**Items listed in a dataset:**
⁂
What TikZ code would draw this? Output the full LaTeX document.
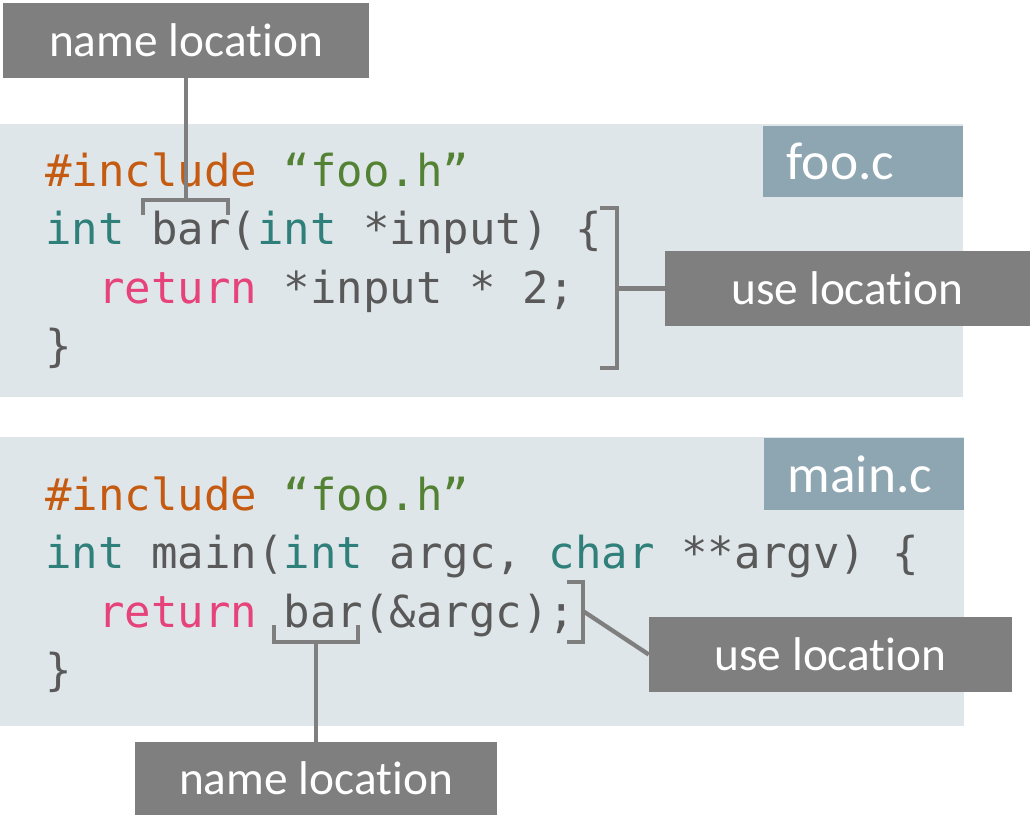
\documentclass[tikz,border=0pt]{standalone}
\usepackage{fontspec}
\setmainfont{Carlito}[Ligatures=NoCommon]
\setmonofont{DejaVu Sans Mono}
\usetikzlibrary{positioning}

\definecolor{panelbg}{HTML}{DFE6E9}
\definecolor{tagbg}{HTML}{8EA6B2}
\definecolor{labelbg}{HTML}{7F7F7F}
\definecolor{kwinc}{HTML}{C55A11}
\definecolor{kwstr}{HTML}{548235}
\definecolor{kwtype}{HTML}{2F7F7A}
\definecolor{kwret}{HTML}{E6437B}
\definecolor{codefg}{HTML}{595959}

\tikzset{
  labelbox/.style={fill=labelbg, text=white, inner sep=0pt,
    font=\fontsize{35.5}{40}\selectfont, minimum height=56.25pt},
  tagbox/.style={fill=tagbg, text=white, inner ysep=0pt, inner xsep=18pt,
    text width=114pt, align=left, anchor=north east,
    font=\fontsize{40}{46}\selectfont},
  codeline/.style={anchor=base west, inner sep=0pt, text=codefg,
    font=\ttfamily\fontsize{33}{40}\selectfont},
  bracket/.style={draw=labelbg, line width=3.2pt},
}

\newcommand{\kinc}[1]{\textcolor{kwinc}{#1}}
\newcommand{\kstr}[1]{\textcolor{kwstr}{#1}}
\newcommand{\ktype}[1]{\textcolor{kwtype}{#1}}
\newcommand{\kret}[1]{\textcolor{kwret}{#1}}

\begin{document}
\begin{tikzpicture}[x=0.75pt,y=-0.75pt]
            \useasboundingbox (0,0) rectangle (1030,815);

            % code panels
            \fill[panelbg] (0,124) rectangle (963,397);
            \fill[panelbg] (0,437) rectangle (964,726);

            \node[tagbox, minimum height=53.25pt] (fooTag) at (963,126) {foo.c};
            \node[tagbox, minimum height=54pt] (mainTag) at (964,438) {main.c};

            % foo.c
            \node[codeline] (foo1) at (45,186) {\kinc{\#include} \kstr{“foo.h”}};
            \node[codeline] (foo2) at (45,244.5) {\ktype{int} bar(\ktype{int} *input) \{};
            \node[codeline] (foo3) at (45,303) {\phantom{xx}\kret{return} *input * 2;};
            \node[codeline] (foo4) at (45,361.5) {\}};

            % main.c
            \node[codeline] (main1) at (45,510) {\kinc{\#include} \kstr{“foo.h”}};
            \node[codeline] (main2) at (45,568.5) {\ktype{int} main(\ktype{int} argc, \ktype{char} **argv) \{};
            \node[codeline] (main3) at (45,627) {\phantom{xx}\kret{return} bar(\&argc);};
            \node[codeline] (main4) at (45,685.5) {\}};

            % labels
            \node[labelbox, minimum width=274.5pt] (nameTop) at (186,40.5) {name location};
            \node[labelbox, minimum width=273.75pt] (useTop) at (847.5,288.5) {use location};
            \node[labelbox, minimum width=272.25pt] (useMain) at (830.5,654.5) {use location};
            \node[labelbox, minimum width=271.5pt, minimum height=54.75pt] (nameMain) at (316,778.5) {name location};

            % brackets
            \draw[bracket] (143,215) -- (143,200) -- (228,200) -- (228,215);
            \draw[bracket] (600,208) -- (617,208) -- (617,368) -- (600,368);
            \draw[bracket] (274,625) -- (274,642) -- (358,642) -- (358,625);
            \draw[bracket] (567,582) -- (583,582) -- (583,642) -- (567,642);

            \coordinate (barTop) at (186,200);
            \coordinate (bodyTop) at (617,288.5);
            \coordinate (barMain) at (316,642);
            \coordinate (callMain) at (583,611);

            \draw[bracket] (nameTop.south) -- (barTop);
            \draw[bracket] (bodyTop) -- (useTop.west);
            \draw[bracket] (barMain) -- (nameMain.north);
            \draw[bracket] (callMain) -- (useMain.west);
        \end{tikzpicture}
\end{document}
⁂
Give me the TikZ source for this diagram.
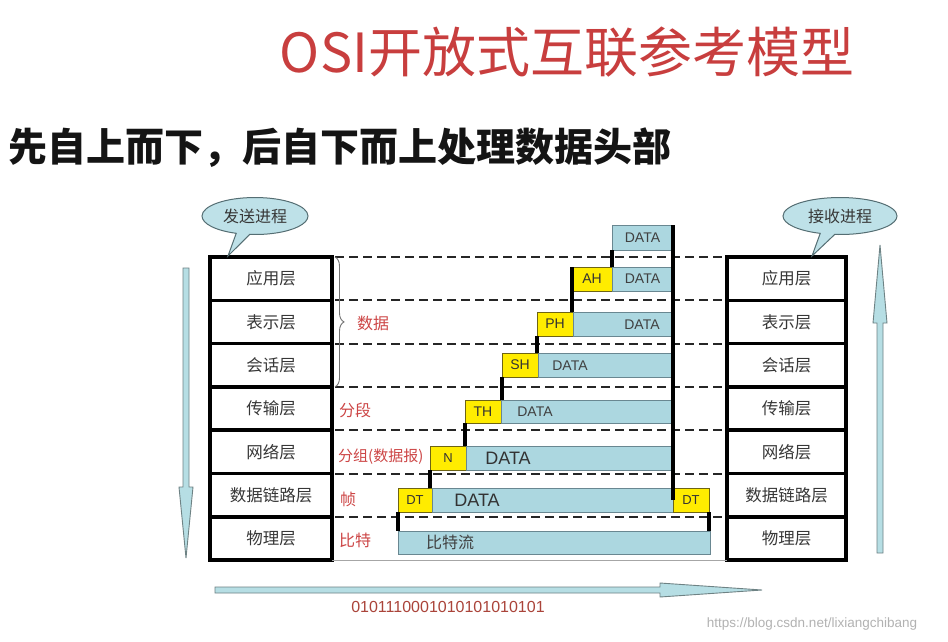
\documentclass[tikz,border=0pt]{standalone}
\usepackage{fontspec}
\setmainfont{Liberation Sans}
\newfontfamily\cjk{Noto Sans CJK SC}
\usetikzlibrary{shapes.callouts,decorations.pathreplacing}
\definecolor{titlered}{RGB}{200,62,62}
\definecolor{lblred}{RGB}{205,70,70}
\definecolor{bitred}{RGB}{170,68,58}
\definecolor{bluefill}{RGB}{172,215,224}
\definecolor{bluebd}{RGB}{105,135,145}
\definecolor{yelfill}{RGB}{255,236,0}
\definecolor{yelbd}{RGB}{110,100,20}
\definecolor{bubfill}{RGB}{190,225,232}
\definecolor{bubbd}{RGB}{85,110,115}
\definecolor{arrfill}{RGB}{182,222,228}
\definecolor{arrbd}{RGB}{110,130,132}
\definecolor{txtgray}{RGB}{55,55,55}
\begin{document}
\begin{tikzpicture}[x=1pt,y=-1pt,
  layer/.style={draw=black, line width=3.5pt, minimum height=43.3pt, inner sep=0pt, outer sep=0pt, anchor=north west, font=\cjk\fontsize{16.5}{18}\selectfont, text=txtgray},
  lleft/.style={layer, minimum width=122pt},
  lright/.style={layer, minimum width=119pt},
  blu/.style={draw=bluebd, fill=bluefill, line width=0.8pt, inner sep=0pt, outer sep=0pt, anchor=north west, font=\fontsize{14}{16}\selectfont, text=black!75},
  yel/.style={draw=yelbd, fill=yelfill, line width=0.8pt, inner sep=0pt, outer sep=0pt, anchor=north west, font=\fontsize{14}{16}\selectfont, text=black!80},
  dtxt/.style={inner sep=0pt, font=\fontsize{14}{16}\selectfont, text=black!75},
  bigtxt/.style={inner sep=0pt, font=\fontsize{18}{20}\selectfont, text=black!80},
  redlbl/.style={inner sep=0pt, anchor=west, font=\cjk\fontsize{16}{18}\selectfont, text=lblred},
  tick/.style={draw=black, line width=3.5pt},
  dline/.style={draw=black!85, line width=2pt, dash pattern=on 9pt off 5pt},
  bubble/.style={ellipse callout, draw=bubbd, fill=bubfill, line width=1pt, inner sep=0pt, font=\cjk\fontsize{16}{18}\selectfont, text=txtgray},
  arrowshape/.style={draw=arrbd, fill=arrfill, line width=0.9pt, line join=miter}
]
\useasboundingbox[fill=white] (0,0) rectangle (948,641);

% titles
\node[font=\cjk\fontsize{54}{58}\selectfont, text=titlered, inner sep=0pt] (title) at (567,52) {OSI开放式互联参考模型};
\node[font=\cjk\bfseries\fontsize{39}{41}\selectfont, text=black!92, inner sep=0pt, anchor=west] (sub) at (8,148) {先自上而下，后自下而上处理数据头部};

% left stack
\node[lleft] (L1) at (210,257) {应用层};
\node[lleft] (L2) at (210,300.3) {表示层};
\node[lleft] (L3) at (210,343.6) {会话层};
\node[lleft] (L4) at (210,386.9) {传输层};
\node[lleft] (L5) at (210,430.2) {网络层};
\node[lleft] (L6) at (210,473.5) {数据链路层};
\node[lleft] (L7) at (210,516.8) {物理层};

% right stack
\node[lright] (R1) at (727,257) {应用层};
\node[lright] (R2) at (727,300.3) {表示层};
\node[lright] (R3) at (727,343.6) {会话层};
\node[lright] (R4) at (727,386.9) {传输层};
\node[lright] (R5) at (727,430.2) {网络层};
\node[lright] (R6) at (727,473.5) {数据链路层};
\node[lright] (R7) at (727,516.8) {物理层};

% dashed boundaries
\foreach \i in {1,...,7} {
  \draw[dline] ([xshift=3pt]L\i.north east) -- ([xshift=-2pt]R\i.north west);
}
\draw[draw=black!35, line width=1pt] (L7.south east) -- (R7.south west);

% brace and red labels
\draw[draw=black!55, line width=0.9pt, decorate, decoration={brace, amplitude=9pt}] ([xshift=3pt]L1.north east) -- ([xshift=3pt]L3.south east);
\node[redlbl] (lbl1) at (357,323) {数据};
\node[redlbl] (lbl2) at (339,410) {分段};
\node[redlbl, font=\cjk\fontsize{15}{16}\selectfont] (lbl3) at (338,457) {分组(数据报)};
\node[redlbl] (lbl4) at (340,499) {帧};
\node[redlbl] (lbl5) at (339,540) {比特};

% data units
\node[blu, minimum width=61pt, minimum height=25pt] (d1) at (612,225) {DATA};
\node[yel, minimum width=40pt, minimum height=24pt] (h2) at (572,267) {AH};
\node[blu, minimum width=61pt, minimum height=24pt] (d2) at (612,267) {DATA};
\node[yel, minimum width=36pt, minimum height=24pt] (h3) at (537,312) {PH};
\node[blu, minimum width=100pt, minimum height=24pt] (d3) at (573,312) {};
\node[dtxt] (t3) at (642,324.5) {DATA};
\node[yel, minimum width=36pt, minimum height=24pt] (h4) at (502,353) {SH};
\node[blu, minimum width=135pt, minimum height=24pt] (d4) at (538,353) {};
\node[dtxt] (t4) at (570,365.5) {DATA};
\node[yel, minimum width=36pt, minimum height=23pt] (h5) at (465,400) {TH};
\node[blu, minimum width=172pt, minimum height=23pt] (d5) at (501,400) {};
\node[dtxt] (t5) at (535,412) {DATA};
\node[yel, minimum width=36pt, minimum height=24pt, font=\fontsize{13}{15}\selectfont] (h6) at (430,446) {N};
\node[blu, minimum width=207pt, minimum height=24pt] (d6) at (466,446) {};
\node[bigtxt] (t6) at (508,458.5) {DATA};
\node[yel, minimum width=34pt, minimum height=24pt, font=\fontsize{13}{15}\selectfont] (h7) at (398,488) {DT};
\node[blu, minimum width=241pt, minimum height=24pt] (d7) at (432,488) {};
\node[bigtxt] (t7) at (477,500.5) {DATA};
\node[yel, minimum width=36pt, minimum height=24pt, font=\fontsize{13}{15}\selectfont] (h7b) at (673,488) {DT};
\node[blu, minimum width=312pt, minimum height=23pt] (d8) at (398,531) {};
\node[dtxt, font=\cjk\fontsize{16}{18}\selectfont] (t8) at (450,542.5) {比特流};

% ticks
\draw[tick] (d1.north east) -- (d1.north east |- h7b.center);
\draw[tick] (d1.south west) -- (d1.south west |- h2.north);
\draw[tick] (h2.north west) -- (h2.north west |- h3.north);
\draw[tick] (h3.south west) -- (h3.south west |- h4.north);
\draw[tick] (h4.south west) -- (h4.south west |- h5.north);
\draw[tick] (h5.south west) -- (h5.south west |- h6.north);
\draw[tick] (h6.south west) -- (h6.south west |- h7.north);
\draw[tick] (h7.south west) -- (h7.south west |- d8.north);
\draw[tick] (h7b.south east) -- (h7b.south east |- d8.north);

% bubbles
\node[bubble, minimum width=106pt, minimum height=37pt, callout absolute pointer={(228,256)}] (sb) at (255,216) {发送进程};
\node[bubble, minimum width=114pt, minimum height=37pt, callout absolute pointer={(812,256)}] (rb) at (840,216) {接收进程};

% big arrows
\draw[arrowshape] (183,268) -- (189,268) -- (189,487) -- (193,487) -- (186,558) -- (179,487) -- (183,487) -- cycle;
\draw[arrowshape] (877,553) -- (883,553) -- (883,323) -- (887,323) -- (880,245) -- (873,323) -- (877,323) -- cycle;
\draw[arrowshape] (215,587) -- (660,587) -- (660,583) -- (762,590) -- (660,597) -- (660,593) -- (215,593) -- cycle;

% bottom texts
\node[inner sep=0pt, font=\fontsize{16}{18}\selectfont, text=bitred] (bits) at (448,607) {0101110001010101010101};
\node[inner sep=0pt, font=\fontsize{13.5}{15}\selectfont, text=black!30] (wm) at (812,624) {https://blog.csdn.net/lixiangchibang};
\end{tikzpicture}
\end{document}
⁂
**WHAT YOU HAVE TO DO:**
Copy each line of the records containing the string "this".

**CORRECT RESPONSE:**
What TikZ code would draw this? Output the full LaTeX document.
Give me the TikZ source for this diagram.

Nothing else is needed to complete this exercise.